ところで、ブラウザ戦争の裏で、ひっそりと姿を消そうとしているソフトがあります。Adobe社のFlashです。ブラウザでは表現できないアニメーションなどを表示するためにブラウザに追加されるアドオンソフトで、Flashに対応していればどのブラウザでも同じように表示されるメリットがありました。
しかし、ブラウザの脆弱性対策だけではなくFlashの脆弱性対策も必要となるため、OSの開発者側からは煙たがられる存在となっていました。iPhoneに搭載されたSafariでは最初からFlash非対応となり、大きなシェアを握るiPhoneで表示されないFlashは次第に使われなくなっていきます。

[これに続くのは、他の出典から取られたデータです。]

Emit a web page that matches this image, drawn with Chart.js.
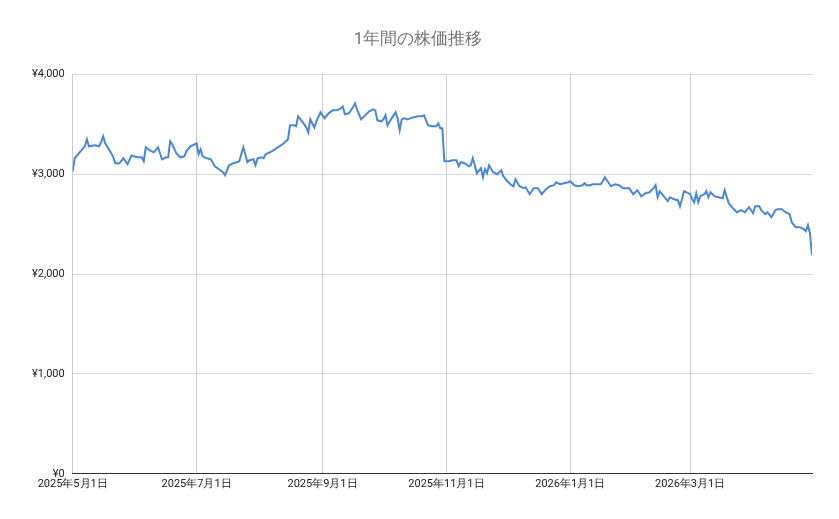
<!DOCTYPE html>
<html><head><meta charset="utf-8">
<script src="https://cdn.jsdelivr.net/npm/chart.js@4"></script>
<style>html,body{margin:0;padding:0;background:#fff}#w{width:839px;height:519px}</style>
</head><body><div id="w"><canvas id="c"></canvas></div>
<script>
const days=[0,1,3,6,7,8,11,13,14,15,16,19,20,21,23,25,27,29,30,32,34,35,36,38,40,42,44,46,47,48,49,51,53,55,56,58,60,61,62,63,64,66,68,70,72,74,75,77,79,81,82,84,85,86,87,89,90,91,93,94,95,98,101,104,106,107,109,110,111,113,115,116,117,119,120,122,124,126,128,130,132,133,134,136,138,139,140,142,144,146,148,149,150,152,153,154,155,157,159,160,161,162,163,165,166,168,170,172,173,175,177,179,180,181,182,183,185,187,189,190,191,193,195,196,197,198,199,201,202,203,204,205,207,209,211,212,214,216,217,218,220,222,223,225,227,229,231,233,235,237,238,240,242,244,245,247,249,251,252,253,255,256,258,260,261,262,263,265,267,269,271,273,274,276,278,280,282,284,286,287,288,289,291,293,294,296,298,299,301,303,304,305,306,307,308,309,311,312,313,314,316,318,320,321,323,325,327,329,331,333,335,336,338,339,341,342,344,346,347,349,351,353,354,356,358,360,361,362,363,364];
const prices=[3030,3160,3210,3280,3350,3280,3290,3280,3320,3380,3310,3210,3170,3110,3110,3160,3100,3190,3180,3170,3170,3130,3270,3240,3220,3270,3150,3170,3170,3330,3300,3210,3170,3180,3230,3280,3300,3310,3200,3250,3180,3160,3150,3080,3050,3020,2990,3090,3110,3120,3130,3270,3200,3120,3140,3150,3090,3160,3170,3160,3200,3230,3270,3310,3350,3490,3490,3480,3580,3530,3470,3420,3550,3470,3530,3620,3560,3610,3640,3640,3660,3680,3600,3610,3670,3710,3650,3550,3590,3630,3650,3640,3540,3530,3550,3590,3490,3560,3620,3560,3440,3550,3560,3550,3560,3570,3580,3580,3590,3490,3480,3480,3510,3460,3460,3130,3130,3140,3140,3080,3120,3110,3080,3090,3160,3090,3010,3060,2970,3050,3010,3090,3020,3000,3040,2980,2930,2890,2880,2950,2880,2860,2870,2800,2860,2860,2800,2850,2880,2890,2920,2900,2910,2920,2930,2890,2880,2890,2910,2890,2890,2900,2900,2900,2930,2970,2940,2880,2900,2890,2860,2860,2860,2800,2840,2780,2810,2820,2860,2890,2770,2830,2780,2730,2770,2750,2740,2680,2830,2810,2800,2750,2720,2810,2720,2780,2800,2830,2770,2820,2780,2770,2760,2840,2710,2660,2620,2640,2620,2670,2610,2680,2680,2640,2600,2620,2570,2640,2650,2650,2620,2600,2520,2470,2470,2450,2430,2490,2410,2190];
const tickDays=[0,61,123,184,245,304];
const tickLabels=['2025年5月1日','2025年7月1日','2025年9月1日','2025年11月1日','2026年1月1日','2026年3月1日'];
const yTicks=[0,1000,2000,3000,4000];
const font={family:'Roboto, Arial, sans-serif',size:11};
new Chart(document.getElementById('c'),{
type:'line',
data:{datasets:[{data:days.map((d,i)=>({x:d,y:prices[i]})),borderColor:'#4a86dc',borderWidth:2,pointRadius:0,tension:0}]},
options:{responsive:true,maintainAspectRatio:false,animation:false,
layout:{padding:{left:24,right:27,top:12,bottom:24}},
plugins:{legend:{display:false},tooltip:{enabled:false},
title:{display:true,text:'1年間の株価推移',color:'#757575',font:{family:'Roboto, Arial, sans-serif',size:17,weight:'normal'},padding:{top:18,bottom:24}}},
scales:{
x:{type:'linear',min:0,max:364,afterBuildTicks:a=>{a.ticks=tickDays.map(v=>({value:v}));},
ticks:{color:'#222',font,maxRotation:0,autoSkip:false,padding:4,callback:(v)=>tickLabels[tickDays.indexOf(v)]},
grid:{color:'#cccccc',drawTicks:false},border:{color:'#333',width:1}},
y:{min:0,max:4000,afterBuildTicks:a=>{a.ticks=yTicks.map(v=>({value:v}));},
ticks:{color:'#222',font,padding:8,callback:v=>'¥'+v.toLocaleString('en-US')},
grid:{color:'#d9d9d9',drawTicks:false},border:{display:false}}
}}});
</script></body></html>
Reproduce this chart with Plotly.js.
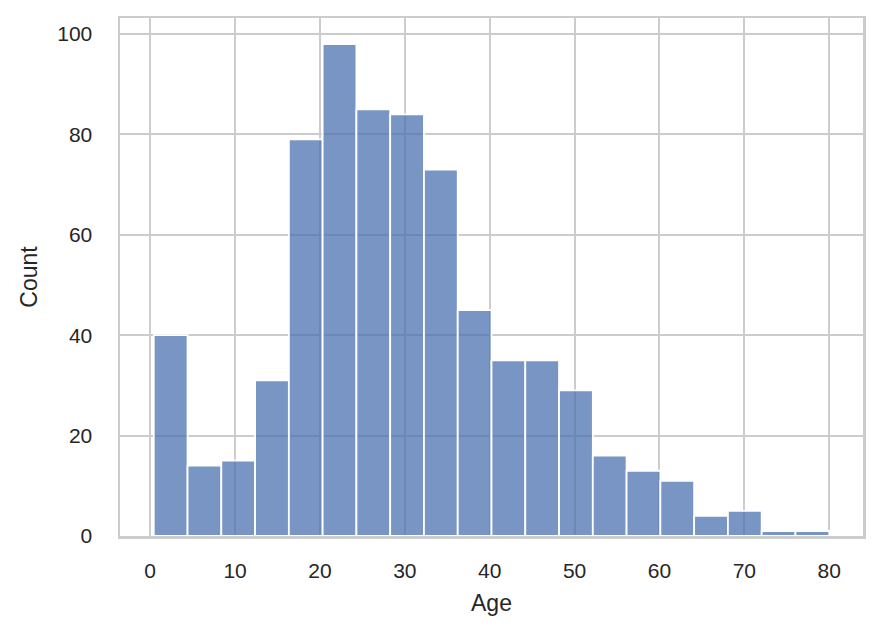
<!DOCTYPE html>
<html>
<head>
<meta charset="utf-8">
<script src="https://cdn.plot.ly/plotly-3.0.1.min.js"></script>
<style>
	body { margin: 0; background: white; }
	#chart { width: 882px; height: 638px; }
</style>
</head>
<body>
<div id="chart"></div>
<script>
// histogram of passenger ages, 20 bins between min and max age
const ageMin = 0.42
const ageMax = 80
const counts = [40, 14, 15, 31, 79, 98, 85, 84, 73, 45, 35, 35, 29, 16, 13, 11, 4, 5, 1, 1]
const xTicks = [0, 10, 20, 30, 40, 50, 60, 70, 80]
const yTicks = [0, 20, 40, 60, 80, 100]

const binWidth = (ageMax - ageMin) / counts.length
const centers = counts.map((_, i) => ageMin + binWidth * (i + 0.5))

const pad = (ageMax - ageMin) * 0.05
const yMax = Math.max(...counts) * 1.053

const fontFamily = "Liberation Sans, Arial, sans-serif"

var trace = {
	type: "bar",
	x: centers,
	y: counts,
	width: binWidth,
	marker: {
		color: "rgba(76,114,176,0.75)",
		line: { color: "white", width: 1.8 }
	},
	hoverinfo: "skip"
}

var axisCommon = {
	showgrid: true,
	gridcolor: "#cccccc",
	gridwidth: 2,
	zeroline: false,
	showline: true,
	linecolor: "#cccccc",
	linewidth: 2.5,
	mirror: true,
	ticks: "",
	tickfont: { family: fontFamily, size: 21, color: "#262626" }
}

var layout = {
	width: 882,
	height: 638,
	margin: { l: 120, r: 19, t: 18, b: 102, pad: 0 },
	paper_bgcolor: "white",
	plot_bgcolor: "white",
	showlegend: false,
	bargap: 0,
	xaxis: Object.assign({}, axisCommon, {
		range: [ageMin - pad, ageMax + pad],
		tickvals: xTicks,
		ticklabelstandoff: 14,
		title: {
			text: "Age",
			standoff: 14,
			font: { family: fontFamily, size: 23, color: "#262626" }
		}
	}),
	yaxis: Object.assign({}, axisCommon, {
		range: [0, yMax],
		tickvals: yTicks,
		ticklabelstandoff: 21,
		title: {
			text: "Count",
			standoff: 13,
			font: { family: fontFamily, size: 23, color: "#262626" }
		}
	})
}

Plotly.newPlot("chart", [trace], layout, { displayModeBar: false, staticPlot: true })
</script>
</body>
</html>
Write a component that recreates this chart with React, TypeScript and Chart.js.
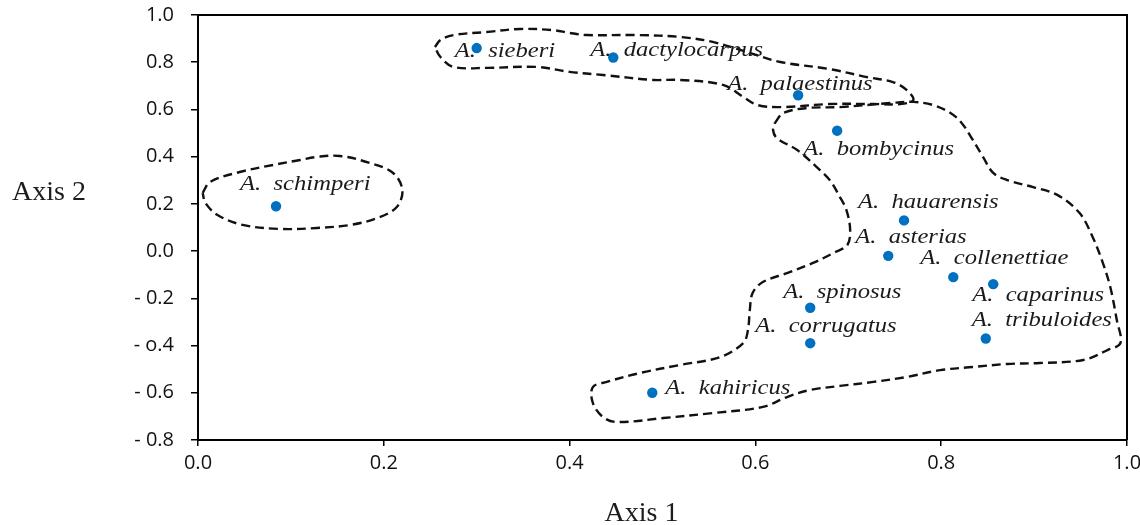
import React, { useEffect, useRef } from "react";
import { Chart, registerables } from "chart.js";

Chart.register(...registerables);

// ---- data ----
const species = [
  "schimperi", "sieberi", "dactylocarpus", "palaestinus", "bombycinus",
  "hauarensis", "asterias", "collenettiae", "caparinus", "spinosus",
  "corrugatus", "tribuloides", "kahiricus",
];
const axis1 = [0.084, 0.30, 0.447, 0.646, 0.688, 0.76, 0.743, 0.813, 0.856, 0.659, 0.659, 0.848, 0.489];
const axis2 = [0.19, 0.86, 0.82, 0.66, 0.51, 0.13, -0.02, -0.11, -0.14, -0.24, -0.39, -0.37, -0.60];

const xTickLabels = ["0.0", "0.2", "0.4", "0.6", "0.8", "1.0"];
const yTickLabels = ["- 0.8", "- 0.6", "- o.4", "- 0.2", "0.0", "0.2", "0.4", "0.6", "0.8", "1.0"];

const xTitle = "Axis 1";
const yTitle = "Axis 2";

// group outlines (data coordinates)
const outlineSchimperi = [
  [0.005, 0.246], [0.013, 0.293], [0.045, 0.335], [0.081, 0.365], [0.110, 0.386],
  [0.128, 0.399], [0.153, 0.403], [0.185, 0.373], [0.210, 0.331], [0.220, 0.259],
  [0.214, 0.187], [0.193, 0.140], [0.164, 0.111], [0.128, 0.098], [0.088, 0.094],
  [0.048, 0.111], [0.021, 0.153], [0.008, 0.204],
];
const outlineTop = [
  [0.255, 0.864], [0.261, 0.894], [0.275, 0.915], [0.311, 0.928], [0.347, 0.941],
  [0.382, 0.936], [0.400, 0.924], [0.419, 0.915], [0.473, 0.915], [0.519, 0.907],
  [0.554, 0.886], [0.591, 0.843], [0.627, 0.801], [0.680, 0.771], [0.720, 0.737],
  [0.748, 0.716], [0.763, 0.682], [0.770, 0.640], [0.756, 0.623], [0.727, 0.623],
  [0.680, 0.623], [0.627, 0.610], [0.602, 0.619], [0.587, 0.653], [0.565, 0.704],
  [0.519, 0.725], [0.490, 0.725], [0.436, 0.746], [0.400, 0.759], [0.365, 0.780],
  [0.311, 0.776], [0.275, 0.780], [0.261, 0.822],
];
const outlineBig = [
  [0.621, 0.543], [0.630, 0.585], [0.656, 0.606], [0.691, 0.610], [0.745, 0.627],
  [0.770, 0.632], [0.791, 0.619], [0.810, 0.585], [0.822, 0.543], [0.834, 0.471],
  [0.845, 0.399], [0.856, 0.331], [0.871, 0.301], [0.899, 0.271], [0.925, 0.238],
  [0.949, 0.161], [0.963, 0.060], [0.974, -0.050], [0.982, -0.152], [0.989, -0.292],
  [0.993, -0.389], [0.979, -0.419], [0.953, -0.461], [0.906, -0.474], [0.871, -0.478],
  [0.834, -0.491], [0.799, -0.504], [0.763, -0.533], [0.727, -0.554], [0.691, -0.571],
  [0.659, -0.588], [0.634, -0.618], [0.608, -0.660], [0.554, -0.686], [0.501, -0.707],
  [0.451, -0.724], [0.436, -0.703], [0.425, -0.643], [0.425, -0.576], [0.440, -0.554],
  [0.476, -0.516], [0.519, -0.482], [0.562, -0.449], [0.587, -0.389], [0.592, -0.334],
  [0.594, -0.249], [0.597, -0.177], [0.608, -0.131], [0.634, -0.093], [0.662, -0.050],
  [0.686, -0.004], [0.699, 0.026], [0.702, 0.089], [0.698, 0.174], [0.691, 0.229],
  [0.680, 0.301], [0.666, 0.356], [0.645, 0.428], [0.623, 0.479], [0.619, 0.513],
];
const outlines = [outlineSchimperi, outlineTop, outlineBig];

// ---- styling / placement (kept apart from data) ----
const labelOffsets = [
  [-36, -16], [-22, 9], [-23, -2], [-71, -5], [-34, 24], [-46, -12], [-33, -13],
  [-33, -13], [-21, 17], [-27, -10], [-55, -11], [-14, -12], [13, 1],
];
const POINT_COLOR = "#0070C0";
const TICK_FONT = { family: "'Open Sans', sans-serif", size: 20 };

const framePlugin = {
  id: "frame",
  afterDraw(chart: any) {
    const { ctx, chartArea } = chart;
    ctx.save();
    ctx.strokeStyle = "#000";
    ctx.lineWidth = 2;
    ctx.beginPath();
    ctx.moveTo(chartArea.left, chartArea.top);
    ctx.lineTo(chartArea.right, chartArea.top);
    ctx.lineTo(chartArea.right, chartArea.bottom);
    ctx.stroke();
    ctx.restore();
  },
};

const labelPlugin = {
  id: "speciesLabels",
  afterDatasetsDraw(chart: any) {
    const { ctx } = chart;
    const meta = chart.getDatasetMeta(0);
    ctx.save();
    ctx.fillStyle = "#1a1a1a";
    ctx.font = "italic 20.5px 'Liberation Serif', 'Times New Roman', serif";
    ctx.textBaseline = "alphabetic";
    ctx.textAlign = "left";
    meta.data.forEach((pt: any, i: number) => {
      const [dx, dy] = labelOffsets[i];
      ctx.save();
      ctx.translate(pt.x + dx, pt.y + dy);
      ctx.scale(1.2, 1);
      ctx.fillText("A.  " + species[i], 0, 0);
      ctx.restore();
    });
    ctx.restore();
  },
};

const titlePlugin = {
  id: "axisTitles",
  afterDraw(chart: any) {
    const { ctx, chartArea } = chart;
    ctx.save();
    ctx.fillStyle = "#1c1c1c";
    ctx.font = "28px 'Liberation Serif', 'Times New Roman', serif";
    ctx.textBaseline = "alphabetic";
    ctx.textAlign = "left";
    ctx.fillText(yTitle, 12, 200);
    ctx.textAlign = "center";
    ctx.fillText(xTitle, (chartArea.left + chartArea.right) / 2 - 21, 521);
    ctx.restore();
  },
};

export default function App() {
  const ref = useRef<HTMLCanvasElement | null>(null);

  useEffect(() => {
    if (!ref.current) return;
    const pointData = axis1.map((x, i) => ({ x, y: axis2[i] }));
    const outlineSets = outlines.map((o) => ({
      label: "outline",
      data: [...o, o[0]].map(([x, y]) => ({ x, y })),
      showLine: true,
      pointRadius: 0,
      borderColor: "#111",
      borderWidth: 2.4,
      borderDash: [9, 5],
      tension: 0.35,
      fill: false,
    }));
    const chart = new Chart(ref.current, {
      type: "scatter",
      data: {
        datasets: [
          {
            label: "species",
            data: pointData,
            pointRadius: 5.2,
            pointBackgroundColor: POINT_COLOR,
            pointBorderWidth: 0,
            showLine: false,
          } as any,
          ...(outlineSets as any[]),
        ],
      },
      options: {
        animation: false,
        responsive: false,
        maintainAspectRatio: false,
        layout: { padding: { top: 15, right: 13, left: 0, bottom: 0 } },
        plugins: { legend: { display: false }, tooltip: { enabled: false } },
        scales: {
          x: {
            type: "linear",
            min: 0,
            max: 1,
            ticks: {
              stepSize: 0.2,
              autoSkip: false,
              maxRotation: 0,
              padding: 5,
              color: "#111",
              font: TICK_FONT,
              callback: (_v: any, i: number) => xTickLabels[i],
            },
            grid: { drawOnChartArea: false, color: "#000", lineWidth: 1.5, tickLength: 6 },
            border: { color: "#000", width: 2 },
            afterFit: (s: any) => {
              s.height = 85;
              s.paddingLeft = 0;
              s.paddingRight = 0;
              s.paddingTop = 0;
              s.paddingBottom = 0;
            },
          },
          y: {
            type: "linear",
            min: -0.8,
            max: 1.0,
            ticks: {
              stepSize: 0.2,
              autoSkip: false,
              padding: 17,
              color: "#111",
              font: TICK_FONT,
              callback: (_v: any, i: number) => yTickLabels[i],
            },
            grid: { drawOnChartArea: false, color: "#000", lineWidth: 1.5, tickLength: 7 },
            border: { color: "#000", width: 2 },
            afterFit: (s: any) => {
              s.width = 198;
              s.paddingTop = 0;
              s.paddingBottom = 0;
              s.paddingLeft = 0;
              s.paddingRight = 0;
            },
          },
        },
      } as any,
      plugins: [framePlugin, labelPlugin, titlePlugin],
    });
    return () => chart.destroy();
  }, []);

  return (
    <div style={{ position: "absolute", left: 0, top: 0, width: 1140, height: 525, background: "#fff" }}>
      <canvas ref={ref} width={1140} height={525} style={{ display: "block" }} />
    </div>
  );
}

また、第三次ブラウザ戦争のころからHTML5という技術が投入され、ブラウザだけでもアニメーションや動画をふんだんに使ったインタラクティブな表現がプラグインなしで可能になってきたため、PC用ブラウザでもFlash排除の動きが強くなり、今後はFlashを使うページは消えていくと思われます。
インターネットエクスプローラで良く訪問するページをお気に入り(ブックマーク)されている方も多いと思いますが、データレスキューセンターではパソコンが故障した際の、IEのお気に入りデータの復旧にも対応しています。
Firefoxの場合、事前にエクスポートをしておかないとデータをインポートできないので注意が必要です。
また、Chromeの場合はGoogleアカウントでログインしていればGoogleのサーバ上にブックマークデータが保管されるので、バックアップは必要なく、ChromeにGoogleアカウントでログインするだけでデータを復旧することができます。